Voltaire had mocked it as "neither holy, nor Roman, nor an empire," and on August 6, 1806, Francis II proved the philosopher right by dissolving it with a stroke of his pen. The Holy Roman Empire, a sprawling confederation of German-speaking states that had endured in various forms for over 800 years since Charlemagne's coronation, simply ceased to exist. Francis abdicated the imperial title and released all member states from their obligations, an act not of defeat in battle but of surrender to political reality. Napoleon Bonaparte had made the empire's dissolution inevitable.
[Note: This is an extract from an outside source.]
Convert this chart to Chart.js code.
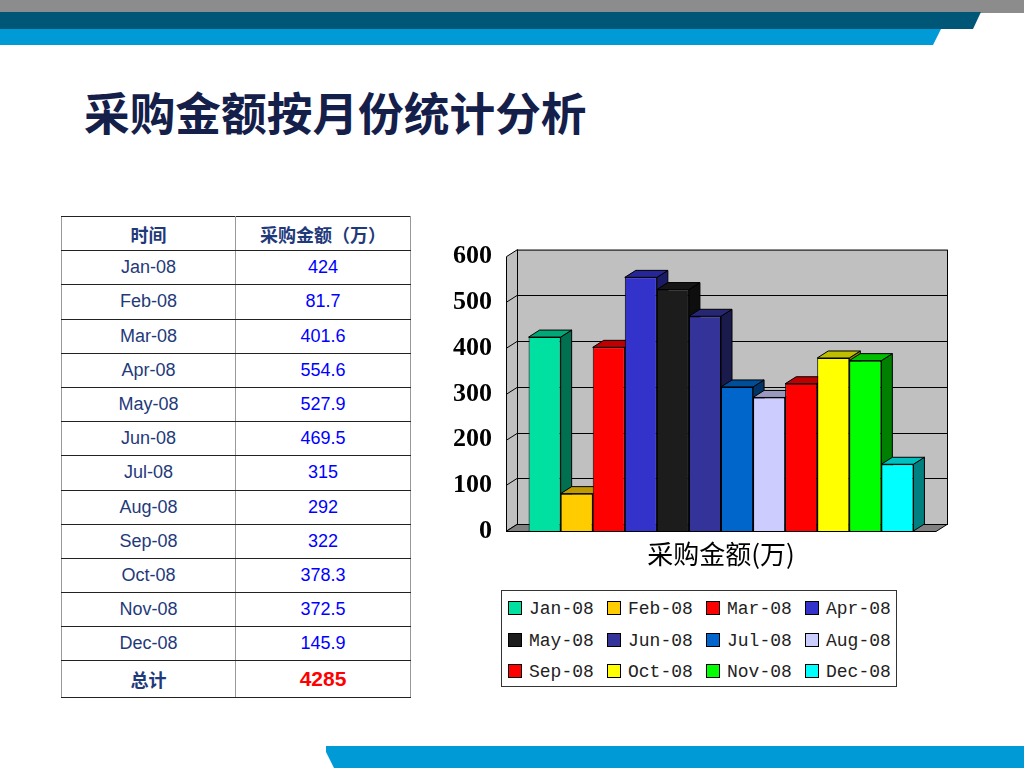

His crushing victory at Austerlitz in December 1805 humiliated the Austrian and Russian armies and demonstrated that France dominated central Europe. In July 1806, Napoleon organized sixteen German states into the Confederation of the Rhine, a French satellite alliance that formally withdrew from the Holy Roman Empire. With most of the empire's constituent members now pledged to France, the institution Francis nominally led was an empty shell. Napoleon delivered an ultimatum: dissolve the empire or face consequences. Francis complied, but he was not left without a throne. He had anticipated this moment two years earlier by declaring himself Emperor of Austria in 1804, creating a separate imperial title that was entirely under his control. The Habsburg dynasty that had held the Holy Roman Imperial crown almost continuously since 1438 simply shifted its legitimacy to a different entity. The dissolution had consequences far beyond one dynasty's title change. The patchwork of hundreds of small German states, free cities, and ecclesiastical territories began consolidating into larger units, a process that would accelerate through the 19th century and eventually produce German unification under Prussia in 1871. The medieval political order of central Europe, in which authority was fragmented and overlapping, gave way to the modern system of sovereign nation-states. An empire that had survived the Reformation, the Thirty Years' War, and two centuries of decline could not survive Napoleon.